The companies have developed an automated software testing platform that will allow the carrier to swiftly test and deploy software releases and services to its pan-European voice core infrastructures
In sum — what to know:
A new test solution: Vodafone picked Spirent to jointly develop a test automation platform for testing and validating software, feature releases, and updates to its 5G voice core infrastructure in Europe.
Fully-automated pipelines: Running on top of an infrastructure spanning 160 nodes, the solution is fully automated and will be part of Vodafone’s lab-to-live lifecycle process.
Early tests show promise: According to Vodafone, early implementations showed 75% reduction in rollout times.
Telecom networks are complexly interconnected.
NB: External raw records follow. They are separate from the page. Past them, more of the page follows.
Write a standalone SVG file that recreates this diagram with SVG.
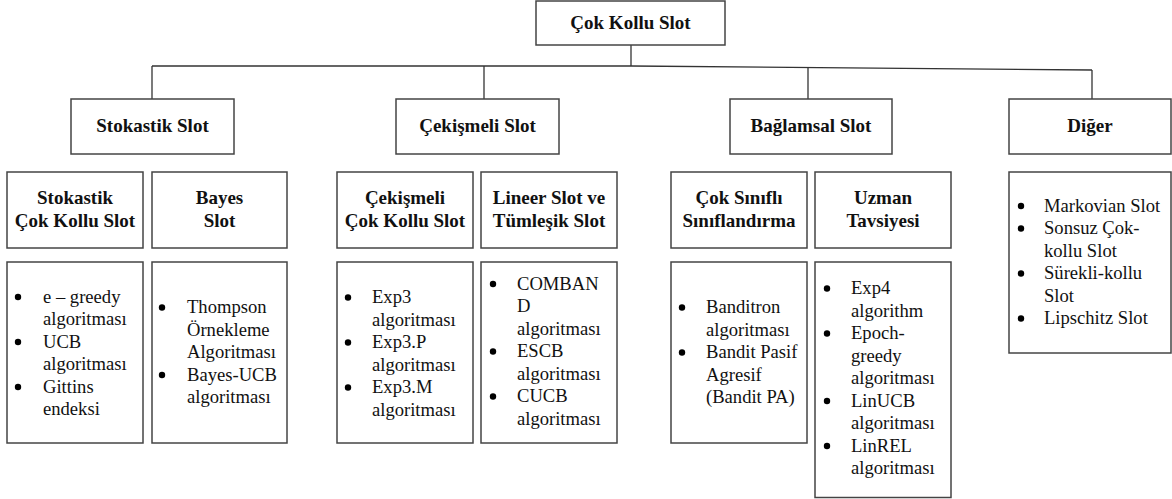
<svg xmlns="http://www.w3.org/2000/svg" width="1172" height="499" viewBox="0 0 1172 499">
  <style>
    .box { fill: #ffffff; stroke: #444444; stroke-width: 1.5; }
    .wire { fill: none; stroke: #333333; stroke-width: 1.3; }
    .head { font-family: "Liberation Serif", "Times New Roman", serif; font-weight: bold; font-size: 19px; fill: #111111; text-anchor: middle; }
    .item { font-family: "Liberation Serif", "Times New Roman", serif; font-size: 18.6px; fill: #111111; }
    .dot { fill: #000000; }
  </style>
  <defs>
    <circle id="bullet" r="3.2" class="dot"/>
  </defs>

  <rect width="1172" height="499" fill="#ffffff"/>

  <!-- tree connectors -->
  <g id="connectors">
    <path class="wire" d="M631,45 V66"/>
    <path class="wire" d="M152,66 H631 L1092,70"/>
    <path class="wire" d="M152,66 V99"/>
    <path class="wire" d="M484,66 V99"/>
    <path class="wire" d="M808,67.5 V99"/>
    <path class="wire" d="M1092,70 V99"/>
  </g>

  <!-- root -->
  <g id="root">
    <rect class="box" x="536" y="1" width="189" height="44"/>
    <text class="head" x="630.5" y="29">Çok Kollu Slot</text>
  </g>

  <!-- first level -->
  <g id="stokastik">
    <rect class="box" x="71" y="99" width="163" height="55"/>
    <text class="head" x="152.5" y="132">Stokastik Slot</text>
  </g>
  <g id="cekismeli">
    <rect class="box" x="396" y="99" width="163" height="55"/>
    <text class="head" x="477.5" y="132">Çekişmeli Slot</text>
  </g>
  <g id="baglamsal">
    <rect class="box" x="730" y="99" width="162" height="55"/>
    <text class="head" x="811" y="132">Bağlamsal Slot</text>
  </g>
  <g id="diger">
    <rect class="box" x="1009" y="99" width="162" height="55"/>
    <text class="head" x="1090" y="132">Diğer</text>
  </g>

  <!-- second level headers -->
  <g id="stokastik-cok-kollu">
    <rect class="box" x="7" y="172" width="136" height="76"/>
    <text class="head" x="75" y="204">Stokastik</text>
    <text class="head" x="75" y="226.5">Çok Kollu Slot</text>
  </g>
  <g id="bayes">
    <rect class="box" x="152" y="172" width="135" height="76"/>
    <text class="head" x="219.5" y="204">Bayes</text>
    <text class="head" x="219.5" y="226.5">Slot</text>
  </g>
  <g id="cekismeli-cok-kollu">
    <rect class="box" x="337" y="172" width="136" height="76"/>
    <text class="head" x="405" y="204">Çekişmeli</text>
    <text class="head" x="405" y="226.5">Çok Kollu Slot</text>
  </g>
  <g id="lineer-tumlesik">
    <rect class="box" x="481" y="172" width="136" height="76"/>
    <text class="head" x="549" y="204">Lineer Slot ve</text>
    <text class="head" x="549" y="226.5">Tümleşik Slot</text>
  </g>
  <g id="cok-sinifli">
    <rect class="box" x="671" y="172" width="136" height="76"/>
    <text class="head" x="739" y="204">Çok Sınıflı</text>
    <text class="head" x="739" y="226.5">Sınıflandırma</text>
  </g>
  <g id="uzman">
    <rect class="box" x="815" y="172" width="136" height="76"/>
    <text class="head" x="883" y="204">Uzman</text>
    <text class="head" x="883" y="226.5">Tavsiyesi</text>
  </g>

  <!-- algorithm lists -->
  <g id="list-stokastik">
    <rect class="box" x="7" y="262" width="136" height="181"/>
    <use href="#bullet" x="18" y="297"/>
    <use href="#bullet" x="18" y="342"/>
    <use href="#bullet" x="18" y="387"/>
    <text class="item" x="43" y="302.5">e – greedy</text>
    <text class="item" x="43" y="325">algoritması</text>
    <text class="item" x="43" y="347.5">UCB</text>
    <text class="item" x="43" y="370">algoritması</text>
    <text class="item" x="43" y="392.5">Gittins</text>
    <text class="item" x="43" y="415">endeksi</text>
  </g>
  <g id="list-bayes">
    <rect class="box" x="152" y="262" width="135" height="181"/>
    <use href="#bullet" x="162" y="307.5"/>
    <use href="#bullet" x="162" y="375"/>
    <text class="item" x="187" y="313">Thompson</text>
    <text class="item" x="187" y="335.5">Örnekleme</text>
    <text class="item" x="187" y="358">Algoritması</text>
    <text class="item" x="187" y="380.5">Bayes-UCB</text>
    <text class="item" x="187" y="403">algoritması</text>
  </g>
  <g id="list-cekismeli">
    <rect class="box" x="337" y="262" width="136" height="181"/>
    <use href="#bullet" x="348" y="297.5"/>
    <use href="#bullet" x="348" y="342.5"/>
    <use href="#bullet" x="348" y="387.5"/>
    <text class="item" x="372" y="303">Exp3</text>
    <text class="item" x="372" y="325.5">algoritması</text>
    <text class="item" x="372" y="348">Exp3.P</text>
    <text class="item" x="372" y="370.5">algoritması</text>
    <text class="item" x="372" y="393">Exp3.M</text>
    <text class="item" x="372" y="415.5">algoritması</text>
  </g>
  <g id="list-lineer">
    <rect class="box" x="481" y="262" width="136" height="181"/>
    <use href="#bullet" x="493" y="284"/>
    <use href="#bullet" x="493" y="351.5"/>
    <use href="#bullet" x="493" y="396.5"/>
    <text class="item" x="517" y="289.5">COMBAN</text>
    <text class="item" x="517" y="312">D</text>
    <text class="item" x="517" y="334.5">algoritması</text>
    <text class="item" x="517" y="357">ESCB</text>
    <text class="item" x="517" y="379.5">algoritması</text>
    <text class="item" x="517" y="402">CUCB</text>
    <text class="item" x="517" y="424.5">algoritması</text>
  </g>
  <g id="list-cok-sinifli">
    <rect class="box" x="671" y="262" width="136" height="181"/>
    <use href="#bullet" x="682" y="307.5"/>
    <use href="#bullet" x="682" y="352.5"/>
    <text class="item" x="706" y="313">Banditron</text>
    <text class="item" x="706" y="335.5">algoritması</text>
    <text class="item" x="706" y="358">Bandit Pasif</text>
    <text class="item" x="706" y="380.5">Agresif</text>
    <text class="item" x="706" y="403">(Bandit PA)</text>
  </g>
  <g id="list-uzman">
    <rect class="box" x="815" y="262" width="136" height="235.5"/>
    <use href="#bullet" x="827" y="288.5"/>
    <use href="#bullet" x="827" y="333.5"/>
    <use href="#bullet" x="827" y="401"/>
    <use href="#bullet" x="827" y="446"/>
    <text class="item" x="851" y="294">Exp4</text>
    <text class="item" x="851" y="316.5">algorithm</text>
    <text class="item" x="851" y="339">Epoch-</text>
    <text class="item" x="851" y="361.5">greedy</text>
    <text class="item" x="851" y="384">algoritması</text>
    <text class="item" x="851" y="406.5">LinUCB</text>
    <text class="item" x="851" y="429">algoritması</text>
    <text class="item" x="851" y="451.5">LinREL</text>
    <text class="item" x="851" y="474">algoritması</text>
  </g>
  <g id="list-diger">
    <rect class="box" x="1009" y="172" width="162" height="181"/>
    <use href="#bullet" x="1021" y="206"/>
    <use href="#bullet" x="1021" y="228.5"/>
    <use href="#bullet" x="1021" y="273.5"/>
    <use href="#bullet" x="1021" y="318.5"/>
    <text class="item" x="1044" y="211.5">Markovian Slot</text>
    <text class="item" x="1044" y="234">Sonsuz Çok-</text>
    <text class="item" x="1044" y="256.5">kollu Slot</text>
    <text class="item" x="1044" y="279">Sürekli-kollu</text>
    <text class="item" x="1044" y="301.5">Slot</text>
    <text class="item" x="1044" y="324">Lipschitz Slot</text>
  </g>
</svg>
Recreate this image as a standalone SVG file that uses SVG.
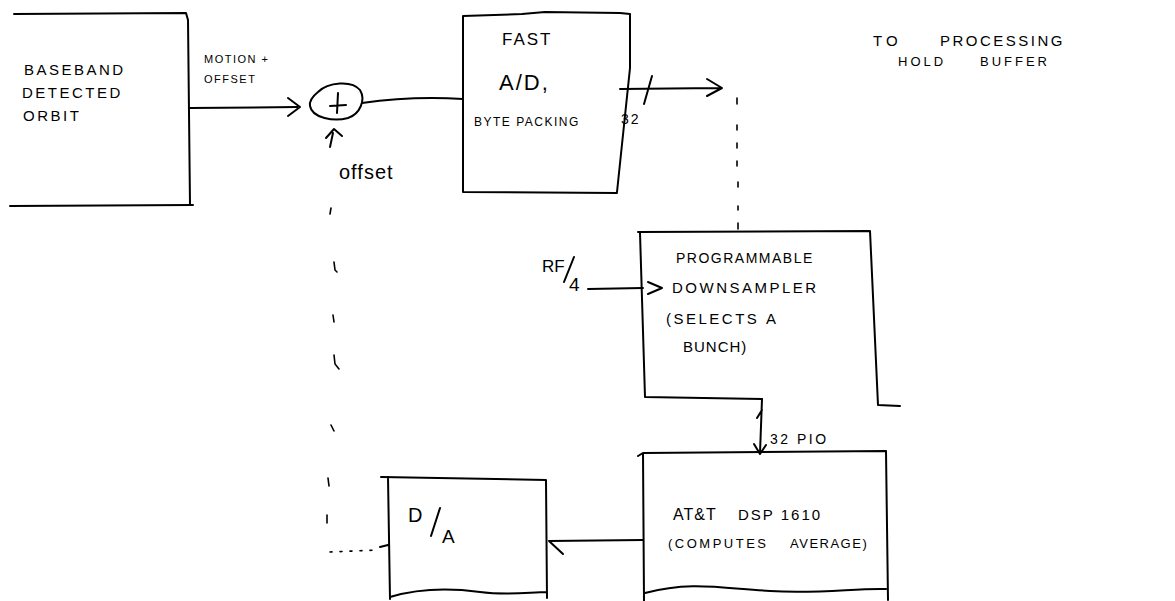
<svg xmlns="http://www.w3.org/2000/svg" width="1175" height="601" viewBox="0 0 1175 601">
<style>
.ln{fill:none;stroke:#000;stroke-width:2;stroke-linecap:round;stroke-linejoin:round}
.tk{fill:none;stroke:#000;stroke-width:1.6;stroke-linecap:round}
.t{font-family:"Liberation Sans",Arial,sans-serif;fill:#000;font-size:14px;letter-spacing:2px}
.s{font-size:11px;letter-spacing:1.5px}
</style>
<rect width="1175" height="601" fill="#fff"/>
<g id="baseband">
<path class="ln" d="M14,14 L186,13 L188,20 L190,205 M10,206 L193,205"/>
<text class="t" x="24" y="75" style="font-size:15px;letter-spacing:2.5px">BASEBAND</text>
<text class="t" x="22" y="98" style="font-size:15px;letter-spacing:2.5px">DETECTED</text>
<text class="t" x="23" y="121" style="font-size:15px;letter-spacing:2.5px">ORBIT</text>
</g>
<g id="sum">
<path class="ln" d="M318,92 C328,82 352,80 360,90 C366,100 360,114 348,118 C334,122 312,118 310,106 C309,100 313,96 318,92 Z"/>
<path class="ln" d="M338,93 L337,113 M330,106 L346,105"/>
<path class="ln" d="M326,138 L334,129 L342,136 M333,133 L330,147"/>
<text class="t" x="339" y="179" style="letter-spacing:1px;font-size:20px">offset</text>
</g>
<g id="fastad">
<path class="ln" d="M463,16 L522,14 L545,12 L620,13 L630,14 L630,68 L617,192 M463,16 L463,192 L617,193"/>
<text class="t" x="502" y="45" style="font-size:17px">FAST</text>
<text class="t" x="499" y="90" style="font-size:22px">A/D,</text>
<text class="t s" x="474" y="126" style="font-size:12px">BYTE PACKING</text>
</g>
<g id="downsampler">
<path class="ln" d="M638,232 L870,231 L878,405 L900,406 M640,233 L645,397 L762,399"/>
<text class="t" x="676" y="263" style="font-size:14px;letter-spacing:1.5px">PROGRAMMABLE</text>
<text class="t" x="672" y="293" style="font-size:15px;letter-spacing:2.5px">DOWNSAMPLER</text>
<text class="t" x="666" y="324" style="font-size:15px;letter-spacing:2.5px">(SELECTS</text>
<text class="t" x="766" y="324" style="font-size:15px;letter-spacing:2.5px">A</text>
<text class="t" x="683" y="352" style="font-size:15px;letter-spacing:1px">BUNCH)</text>
</g>
<g id="dsp">
<path class="ln" d="M638,456 L643,453 L886,451 L888,600 M643,453 L644,601 M645,593 C690,581 720,588 770,591 C820,594 855,588 886,589"/>
<text class="t" x="673" y="520" style="font-size:16px;letter-spacing:1px">AT&amp;T</text>
<text class="t" x="738" y="520" style="font-size:15px;letter-spacing:2px">DSP 1610</text>
<text class="t" x="668" y="548" style="font-size:13px;letter-spacing:2.5px">(COMPUTES</text>
<text class="t" x="790" y="548" style="font-size:13px;letter-spacing:1.5px">AVERAGE)</text>
</g>
<g id="da">
<path class="ln" d="M381,477 L546,480 L547,598 M388,477 L390,599 M388,545 L380,547 M390,597 C420,588 450,588 480,592 C510,596 530,592 547,592"/>
<text class="t" x="408" y="522" style="font-size:20px;letter-spacing:0">D</text>
<path class="ln" d="M431,536 L440,508"/>
<text class="t" x="442" y="543" style="font-size:19px;letter-spacing:0">A</text>
</g>
<g id="labels">
<text class="t s" x="204" y="63">MOTION +</text>
<text class="t s" x="204" y="83">OFFSET</text>
<text class="t" x="621" y="124" style="font-size:14px">32</text>
<text class="t" x="873" y="46" style="font-size:15px;letter-spacing:4px">TO</text>
<text class="t" x="940" y="46" style="font-size:15px;letter-spacing:2.5px">PROCESSING</text>
<text class="t" x="898" y="66" style="font-size:13px;letter-spacing:3px">HOLD</text>
<text class="t" x="980" y="66" style="font-size:13px;letter-spacing:3px">BUFFER</text>
<text class="t" x="542" y="272" style="font-size:17px;letter-spacing:0">RF</text>
<path class="ln" d="M564,282 L574,257"/>
<text class="t" x="569" y="291" style="font-size:19px;letter-spacing:0">4</text>
<text class="t" x="770" y="444" style="font-size:14px;letter-spacing:2.5px">32 PIO</text>
</g>
<g id="connectors">
<path class="ln" d="M190,108 L297,107 M288,98 L300,107 L288,116"/>
<path class="ln" d="M362,103 C390,99 430,97 463,99"/>
<path class="ln" d="M620,89 L720,88 M707,79 L722,88 L707,96 M644,104 L652,76"/>
<path class="tk" d="M737,98 l0,6 M737,125 l0,5 M737,143 l0,5 M737,161 l0,5 M738,182 l0,5 M738,206 l0,4 M738,223 l0,6"/>
<path class="ln" d="M588,289 L643,288 M648,282 L662,288 L648,294"/>
<path class="ln" d="M762,399 L760,453 M754,444 L760,454 L766,445 M762,410 L757,418"/>
<path class="ln" d="M643,540 L549,541 M549,541 L563,554"/>
<path class="tk" d="M331,208 l-1,6 M334,262 l1,8 L337,272 M333,315 l1,7 M334,355 l1,9 L339,369 M331,425 l3,6 M328,478 l1,8 M327,515 l0,8"/>
<path class="tk" d="M330,552 L378,550" style="stroke-dasharray:2 8"/>
</g>
</svg>
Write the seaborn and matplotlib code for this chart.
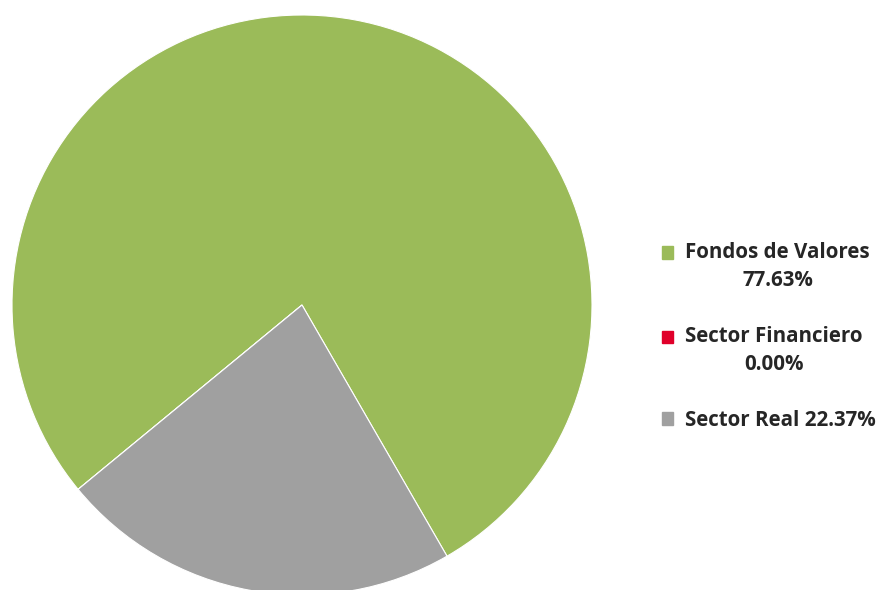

A local failure emerging from a single point can strike distant parts of the network, degrading service quality across swathes of users.
The growing dependence on software makes the system even easier to break. Every small change made to a software can potentially introduce new bugs. A catastrophic failure can simply stem from a fleet of network equipment waiting to receive a delayed software update, or from receiving a buggy one.
Vodafone and Spirent are working together to address this vulnerability. The companies have co-developed a bespoke automated software validation platform while testing a soon-to-launch Vodafone voice service, that will ensure quality and compliance of all software, software release, and updates to Vodafone’s 5G voice core network in Europe.
The testing platform enables swift verification and validation of software updates pushed by 5G equipment vendors in Vodafone’s ecosystem before they are deployed into production. This will allow the carrier to deploy new features and updates from vendors as well as pump out new services of its own to customers much faster than was possible earlier.
“Spirent’s solution is a new way of creating an automation pipeline, which includes the concept of testing the network comprehensively before anything is deployed,” said a spokesperson for Spirent.
Running on a 160-node infrastructure, the automated software testing solution is integrated into Vodafone’s existing continuous integration and deployment (CI/CD) pipeline where it performs auto-checks on every software or release that comes through.
The platform is fully automated and requires no manual intervention, Spirent told. It sits in the customer environment, and as a new software loads or a software update comes through, it fires off a set of smaller pipelines that does different types of checks on auto-pilot.
“What if you’re running tests for a certain service and something breaks? What happens next in terms of collection of artifacts and sharing that information with the right teams to get it fixed? All of those things are implemented as multiple pipelines within the entire automation framework, eliminating any guesswork and shortening response time,” the spokesperson explained.
Under the hood, the platform leverages three of Spirent’s key technologies: Landslide, for emulating and testing services; the Velocity automation portfolio, which is built into the CI/CD/CT process, and initiates and executes pipelines 24×7; and VisionWorks that creates a birth certificate for the service and/or network function deployed into production, and then switches to a performance monitoring mode to assure the service over time.
Embedded into Vodafone’s lab-to-live lifecycle workflow, the platform will automate deployment of new software releases every three months, as timed by vendors in most markets, Vodafone stated.
The carrier claims that the platform makes it possible to roll out new software upgrades in just days — a process that typically spans months. In its early implementations, the company reported a 75% drop in time to release new infrastructure software updates. If that’s accurate, this can dramatically save time, allowing upgrades and features to reach customers much faster.
The solution, Spirent said, is however not exclusive to Vodafone. The network test and assurance service provider is in fact in talks with multiple customers at this time, and set to launch new packages shortly.
The partnership comes at a time when Vodafone is working to ramp up cloud-native 5G standalone (SA) deployment across Europe — an initiative which began in 2021 with the activation of Europe’s first ever 5G SA in Germany, and subsequent expansions to UK, Ireland, Italy, Portugal, and other parts of Europe. The company said it anticipates a surge in software releases with its ongoing 5G SA expansion efforts across Europe.
Unlike 5G Non-Standalone (NSA), SA runs on a full 5G core which is architected to deliver speeds of 150 Mbps to 200 Mbps, ultra-low latency, and advanced network functions, like network slicing. Being a more responsive network than 5G NSA, 5G SA supports a wide range of demanding use cases like 4K streaming, high-quality video calls, online gaming, AR/VR applications, IoT, and industrial automation.